Opinion: Could Anne Gust Brown be the next governor?

Attorney General Kamala Harris takes the oath of Attorney General in the courtyard at the Crocker Art Museum in Sacramento on January 5, 2015.
Attorney General Kamala Harris takes the oath of Attorney General in the courtyard at the Crocker Art Museum in Sacramento on January 5, 2015. jvillegas@sacbee.com

Let’s assume – at least for this missive – that two years hence, Kamala Harris will have begun her new job: U.S. senator.

It’s a reasonable assumption because it’s increasingly unlikely that a heavyweight challenger from either party will be a major impediment for Harris as she claims the Senate seat that Barbara Boxer is giving up.

As she takes her seat in the Senate, of course, Harris would resign as attorney general midway through her second term, which coincides with the midway point in Jerry Brown’s fourth and final term as governor.

Brown would name Harris’ successor as attorney general – subject to confirmation by the Legislature – and therefore could potentially set up someone to succeed him as governor two years later.

Serving as attorney general is California’s most obvious path to the governorship. Not only did Brown and his father both hold the position on their way to the governor’s suite (Jerry Brown for the second time), but Republican George Deukmejian made it in 1982. In fact, every attorney general of the last 40 years, except Harris and Bill Lockyer, has run for governor.

Brown could, of course, opt for a caretaker – someone to fill the position without having the overt ambition to continue – although once in office seemingly temporary appointees sometimes catch the bug.

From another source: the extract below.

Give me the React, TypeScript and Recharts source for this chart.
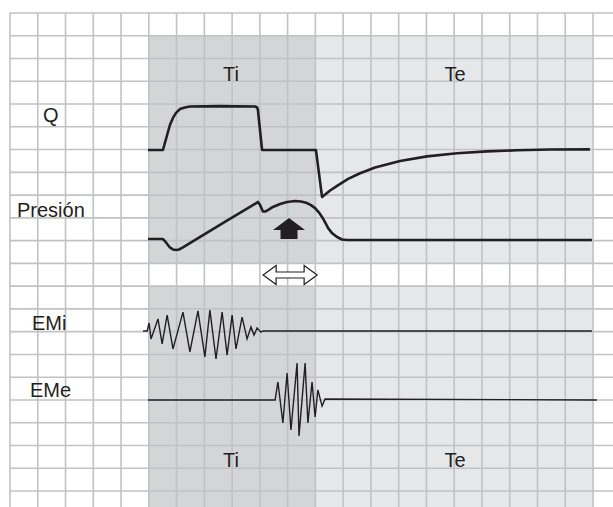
import React from 'react';
import { ComposedChart, Line, XAxis, YAxis, ReferenceArea, ReferenceLine, ReferenceDot } from 'recharts';

// Time axis in grid columns, level axis in grid rows (0 = top line)
const X_MAX = 21.72;
const Y_MAX = 21.703;

// Flow (Q)
const qTime = [4.97, 5.51, 5.58, 5.66, 5.76, 5.87, 5.98, 6.12, 6.3, 6.48, 7.56, 8.83, 8.9, 8.93, 9.08, 11.02, 11.24, 11.53, 11.81, 12.18, 12.61, 13.15, 14.05, 15.02, 16.1, 17.18, 18.26, 19.45, 20.89];
const qLevel = [6.02, 6.02, 5.71, 5.36, 4.92, 4.61, 4.39, 4.22, 4.15, 4.11, 4.09, 4.11, 4.15, 4.26, 6.02, 6.02, 8.08, 7.8, 7.57, 7.29, 7.04, 6.79, 6.5, 6.3, 6.16, 6.08, 6.03, 6.0, 5.99];

// Pressure
const pTime = [4.97, 5.51, 5.58, 5.66, 5.76, 5.87, 5.98, 6.09, 6.23, 6.48, 7.71, 8.9, 8.93, 9.01, 9.11, 9.19, 9.29, 9.47, 9.73, 9.98, 10.27, 10.48, 10.7, 10.84, 10.99, 11.13, 11.24, 11.35, 11.46, 11.6, 11.78, 11.96, 12.14, 20.96];
const pLevel = [9.93, 9.93, 10.02, 10.15, 10.3, 10.39, 10.41, 10.39, 10.3, 10.11, 9.2, 8.33, 8.3, 8.44, 8.72, 8.72, 8.66, 8.52, 8.39, 8.3, 8.26, 8.28, 8.35, 8.44, 8.57, 8.77, 8.96, 9.2, 9.45, 9.67, 9.84, 9.95, 9.97, 9.97];

// Inspiratory EMG
const emiTime = [4.79, 4.94, 5.01, 5.08, 5.33, 5.48, 5.66, 5.87, 6.23, 6.48, 6.77, 7.02, 7.2, 7.42, 7.64, 7.82, 8.0, 8.14, 8.36, 8.54, 8.68, 8.79, 8.9, 9.04, 9.11, 20.96];
const emiLevel = [13.97, 13.97, 13.62, 14.32, 13.44, 14.54, 13.27, 14.76, 13.14, 14.89, 13.09, 15.11, 13.05, 15.2, 13.14, 15.03, 13.27, 14.76, 13.36, 14.32, 13.79, 14.15, 13.84, 14.02, 13.97, 13.97];

// Expiratory EMG
const emeTime = [4.97, 9.55, 9.65, 9.83, 9.98, 10.12, 10.34, 10.41, 10.63, 10.73, 10.88, 10.99, 11.09, 11.24, 11.35, 21.14];
const emeLevel = [17.0, 17.0, 16.21, 18.01, 15.82, 18.32, 15.38, 18.58, 15.38, 18.01, 16.21, 17.75, 16.56, 17.27, 16.96, 17.0];

// Phase bands
const phaseNames = ['Ti', 'Te'];
const phaseStart = [5, 11];
const phaseEnd = [11, 21];
const phaseFill = ['#d4d5d7', '#e6e7e8'];
const bandTop = [1, 12];
const bandBottom = [11, Y_MAX];

// Labels
const labelText = ['Ti', 'Te', 'Q', 'Presión', 'EMi', 'EMe', 'Ti', 'Te'];
const labelTime = [7.96, 16.03, 1.19, 0.25, 0.79, 0.72, 7.96, 16.03];
const labelLevel = [2.99, 2.99, 4.79, 8.96, 13.93, 16.87, 19.95, 19.95];
const labelAnchor = ['middle', 'middle', 'start', 'start', 'start', 'start', 'middle', 'middle'];

const gridCols = Array.from({ length: 22 }, (_, i) => i);
const gridRows = Array.from({ length: 22 }, (_, i) => i);

const zip = (ts: number[], rs: number[]) => ts.map((t, i) => ({ t, r: rs[i] }));
const qData = zip(qTime, qLevel);
const pData = zip(pTime, pLevel);
const emiData = zip(emiTime, emiLevel);
const emeData = zip(emeTime, emeLevel);

const INK = '#231f20';
const GRID = '#c1c2c4';

const UpArrow = (p: any) => {
  const { cx, cy } = p;
  return (
    <polygon
      points={`${cx},${cy - 11} ${cx + 16},${cy + 1} ${cx + 8.5},${cy + 1} ${cx + 8.5},${cy + 10} ${cx - 8.5},${cy + 10} ${cx - 8.5},${cy + 1} ${cx - 16},${cy + 1}`}
      fill={INK}
    />
  );
};

const DoubleArrow = (p: any) => {
  const { cx, cy } = p;
  const L = 27, h = 13, hh = 9.5, s = 3;
  const pts = [
    [cx - L, cy], [cx - L + h, cy - hh], [cx - L + h, cy - s], [cx + L - h, cy - s], [cx + L - h, cy - hh],
    [cx + L, cy], [cx + L - h, cy + hh], [cx + L - h, cy + s], [cx - L + h, cy + s], [cx - L + h, cy + hh],
  ].map((q) => q.join(',')).join(' ');
  return <polygon points={pts} fill="#ffffff" stroke={INK} strokeWidth={1.2} strokeLinejoin="miter" />;
};

export default function App() {
  return (
    <div style={{ position: 'absolute', left: 0, top: 0, width: 613, height: 507, background: '#fff' }}>
      <ComposedChart width={613} height={507} margin={{ top: 13, right: 0, left: 10, bottom: 0 }}>
        <XAxis type="number" dataKey="t" domain={[0, X_MAX]} hide allowDataOverflow />
        <YAxis type="number" dataKey="r" domain={[0, Y_MAX]} reversed hide allowDataOverflow />
        {phaseNames.map((n, i) =>
          bandTop.map((top, j) => (
            <ReferenceArea
              key={`${n}-${j}`}
              x1={phaseStart[i]}
              x2={phaseEnd[i]}
              y1={top}
              y2={bandBottom[j]}
              fill={phaseFill[i]}
              fillOpacity={1}
              stroke="none"
              ifOverflow="visible"
            />
          ))
        )}
        {gridCols.map((c) => (
          <ReferenceLine key={`c${c}`} x={c} stroke={GRID} strokeWidth={1.6} ifOverflow="visible" />
        ))}
        {gridRows.map((r) => (
          <ReferenceLine key={`r${r}`} y={r} stroke={GRID} strokeWidth={1.6} ifOverflow="visible" />
        ))}
        <Line data={qData} dataKey="r" type="linear" stroke={INK} strokeWidth={2.6} strokeLinejoin="round" dot={false} isAnimationActive={false} />
        <Line data={pData} dataKey="r" type="linear" stroke={INK} strokeWidth={2.6} strokeLinejoin="round" dot={false} isAnimationActive={false} />
        <Line data={emiData} dataKey="r" type="linear" stroke={INK} strokeWidth={1.4} dot={false} isAnimationActive={false} />
        <Line data={emeData} dataKey="r" type="linear" stroke={INK} strokeWidth={1.4} dot={false} isAnimationActive={false} />
        <ReferenceDot x={10.05} y={9.49} r={0} shape={UpArrow} ifOverflow="visible" />
        <ReferenceDot x={10.09} y={11.51} r={0} shape={DoubleArrow} ifOverflow="visible" />
        {labelText.map((txt, i) => (
          <ReferenceDot
            key={`l${i}`}
            x={labelTime[i]}
            y={labelLevel[i]}
            r={0}
            ifOverflow="visible"
            shape={(p: any) => (
              <text
                x={p.cx}
                y={p.cy}
                textAnchor={labelAnchor[i] as any}
                fontFamily="'Liberation Sans', Arial, sans-serif"
                fontSize={20}
                fill={INK}
              >
                {txt}
              </text>
            )}
          />
        ))}
      </ComposedChart>
    </div>
  );
}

A caretaker appointment would make other potential 2018 candidates for governor very happy – especially Lt. Gov. Gavin Newsom, who’s already off and running, but possibly other second-tier politicians such as Treasurer John Chiang, Los Angeles Mayor Eric Garcetti, or San Diego Mayor Kevin Faulconer.

Were Brown to give someone a leg up on succeeding him with an appointment as attorney general, however, who might it be? We’re now in the netherworld of rumor and speculation.

Insurance Commissioner Dave Jones is believed to be interested in an appointment (or running for AG in 2018), but his relationship with Brown has not been exactly warm.

Another option might be Darrell Steinberg, who as president pro tem of the Senate was a Brown ally and who makes no secret of his desire to remain in politics.

However, the rumor mill’s most intriguing name is Anne Gust Brown, the governor’s wife and his most influential aide during both his governorship and his previous stint as attorney general.

She is a former corporate attorney who has the requisite legal credentials. Making her attorney general and a putative candidate for governor – backed by Brown’s ability to raise big money – could allow the governor to, in effect, defy term limits that otherwise would force him out in 2018.

The Browns might continue doing business as a team, nurturing pet legacy projects such as the bullet train.


Perhaps, but Jerry Brown is always difficult to predict. And he would have much to gain and almost nothing to lose.